[Raw records]
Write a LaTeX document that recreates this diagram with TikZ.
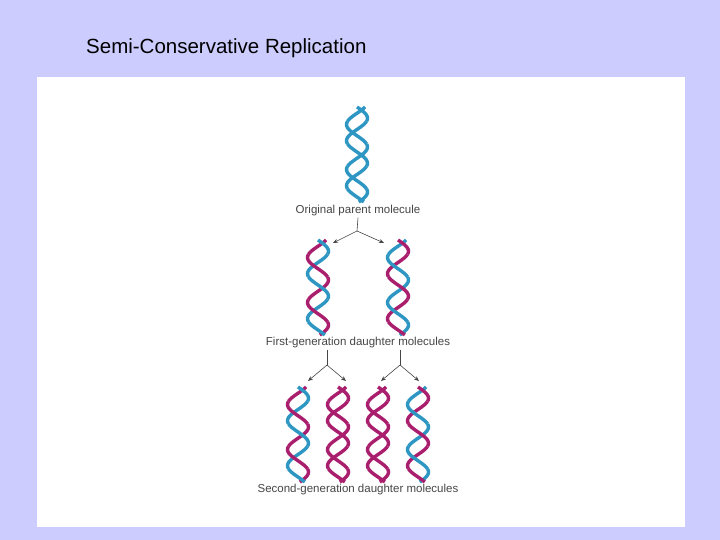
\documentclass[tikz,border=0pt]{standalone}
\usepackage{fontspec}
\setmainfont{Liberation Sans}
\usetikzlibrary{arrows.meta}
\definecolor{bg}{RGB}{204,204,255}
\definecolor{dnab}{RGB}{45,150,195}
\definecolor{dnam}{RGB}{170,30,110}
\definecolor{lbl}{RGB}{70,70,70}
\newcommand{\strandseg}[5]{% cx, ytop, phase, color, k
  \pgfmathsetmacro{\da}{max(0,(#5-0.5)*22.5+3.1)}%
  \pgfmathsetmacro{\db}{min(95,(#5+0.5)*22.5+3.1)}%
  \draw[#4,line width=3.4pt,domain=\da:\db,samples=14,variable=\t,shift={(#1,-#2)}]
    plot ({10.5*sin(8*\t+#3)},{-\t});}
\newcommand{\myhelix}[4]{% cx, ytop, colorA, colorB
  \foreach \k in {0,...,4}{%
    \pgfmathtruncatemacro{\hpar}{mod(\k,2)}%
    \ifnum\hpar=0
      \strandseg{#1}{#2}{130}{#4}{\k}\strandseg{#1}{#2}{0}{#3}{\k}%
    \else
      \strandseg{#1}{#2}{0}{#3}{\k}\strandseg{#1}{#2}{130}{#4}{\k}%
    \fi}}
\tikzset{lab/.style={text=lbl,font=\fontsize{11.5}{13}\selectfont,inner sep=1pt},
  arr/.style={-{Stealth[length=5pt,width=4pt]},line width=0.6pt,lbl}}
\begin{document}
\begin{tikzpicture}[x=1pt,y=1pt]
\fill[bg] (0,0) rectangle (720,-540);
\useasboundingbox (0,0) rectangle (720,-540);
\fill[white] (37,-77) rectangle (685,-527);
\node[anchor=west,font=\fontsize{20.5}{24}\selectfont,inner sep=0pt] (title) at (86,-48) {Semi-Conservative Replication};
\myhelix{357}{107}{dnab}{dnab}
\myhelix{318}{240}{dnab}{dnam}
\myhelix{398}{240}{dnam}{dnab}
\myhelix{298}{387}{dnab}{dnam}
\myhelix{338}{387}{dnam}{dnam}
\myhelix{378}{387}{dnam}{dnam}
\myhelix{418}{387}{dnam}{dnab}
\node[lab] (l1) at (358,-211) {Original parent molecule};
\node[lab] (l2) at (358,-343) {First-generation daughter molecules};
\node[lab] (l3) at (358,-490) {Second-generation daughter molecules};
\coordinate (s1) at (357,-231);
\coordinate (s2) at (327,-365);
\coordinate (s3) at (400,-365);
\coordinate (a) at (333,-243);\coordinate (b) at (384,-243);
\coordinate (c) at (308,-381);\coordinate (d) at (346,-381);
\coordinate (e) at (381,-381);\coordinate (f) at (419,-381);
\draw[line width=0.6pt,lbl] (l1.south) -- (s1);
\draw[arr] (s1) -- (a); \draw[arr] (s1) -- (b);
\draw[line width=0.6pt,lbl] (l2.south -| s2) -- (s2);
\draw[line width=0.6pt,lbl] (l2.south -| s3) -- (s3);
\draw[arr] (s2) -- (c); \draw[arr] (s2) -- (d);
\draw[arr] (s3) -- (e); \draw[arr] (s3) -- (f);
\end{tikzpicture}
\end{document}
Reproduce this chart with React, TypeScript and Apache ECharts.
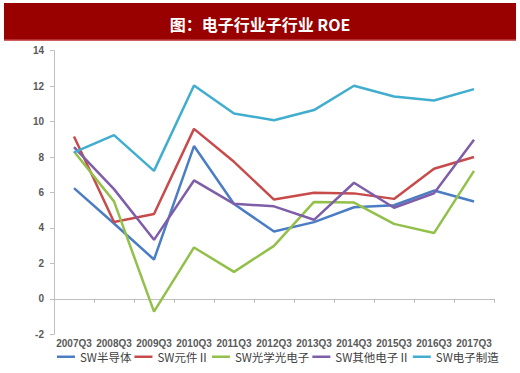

To do —
Transcribe the whole listing exactly. Pictures stay out of your copy.

Task output —
Write a LaTeX document that recreates this diagram with TikZ.
\documentclass[tikz,border=0pt]{standalone}
\usepackage{fontspec}
\setmainfont{Liberation Sans}
\usetikzlibrary{arrows.meta}
\definecolor{bg}{RGB}{204,204,255}
\definecolor{dnab}{RGB}{45,150,195}
\definecolor{dnam}{RGB}{170,30,110}
\definecolor{lbl}{RGB}{70,70,70}
\newcommand{\strandseg}[5]{% cx, ytop, phase, color, k
  \pgfmathsetmacro{\da}{max(0,(#5-0.5)*22.5+3.1)}%
  \pgfmathsetmacro{\db}{min(95,(#5+0.5)*22.5+3.1)}%
  \draw[#4,line width=3.4pt,domain=\da:\db,samples=14,variable=\t,shift={(#1,-#2)}]
    plot ({10.5*sin(8*\t+#3)},{-\t});}
\newcommand{\myhelix}[4]{% cx, ytop, colorA, colorB
  \foreach \k in {0,...,4}{%
    \pgfmathtruncatemacro{\hpar}{mod(\k,2)}%
    \ifnum\hpar=0
      \strandseg{#1}{#2}{130}{#4}{\k}\strandseg{#1}{#2}{0}{#3}{\k}%
    \else
      \strandseg{#1}{#2}{0}{#3}{\k}\strandseg{#1}{#2}{130}{#4}{\k}%
    \fi}}
\tikzset{lab/.style={text=lbl,font=\fontsize{11.5}{13}\selectfont,inner sep=1pt},
  arr/.style={-{Stealth[length=5pt,width=4pt]},line width=0.6pt,lbl}}
\begin{document}
\begin{tikzpicture}[x=1pt,y=1pt]
\fill[bg] (0,0) rectangle (720,-540);
\useasboundingbox (0,0) rectangle (720,-540);
\fill[white] (37,-77) rectangle (685,-527);
\node[anchor=west,font=\fontsize{20.5}{24}\selectfont,inner sep=0pt] (title) at (86,-48) {Semi-Conservative Replication};
\myhelix{357}{107}{dnab}{dnab}
\myhelix{318}{240}{dnab}{dnam}
\myhelix{398}{240}{dnam}{dnab}
\myhelix{298}{387}{dnab}{dnam}
\myhelix{338}{387}{dnam}{dnam}
\myhelix{378}{387}{dnam}{dnam}
\myhelix{418}{387}{dnam}{dnab}
\node[lab] (l1) at (358,-211) {Original parent molecule};
\node[lab] (l2) at (358,-343) {First-generation daughter molecules};
\node[lab] (l3) at (358,-490) {Second-generation daughter molecules};
\coordinate (s1) at (357,-231);
\coordinate (s2) at (327,-365);
\coordinate (s3) at (400,-365);
\coordinate (a) at (333,-243);\coordinate (b) at (384,-243);
\coordinate (c) at (308,-381);\coordinate (d) at (346,-381);
\coordinate (e) at (381,-381);\coordinate (f) at (419,-381);
\draw[line width=0.6pt,lbl] (l1.south) -- (s1);
\draw[arr] (s1) -- (a); \draw[arr] (s1) -- (b);
\draw[line width=0.6pt,lbl] (l2.south -| s2) -- (s2);
\draw[line width=0.6pt,lbl] (l2.south -| s3) -- (s3);
\draw[arr] (s2) -- (c); \draw[arr] (s2) -- (d);
\draw[arr] (s3) -- (e); \draw[arr] (s3) -- (f);
\end{tikzpicture}
\end{document}
Reproduce this chart with React, TypeScript and Apache ECharts.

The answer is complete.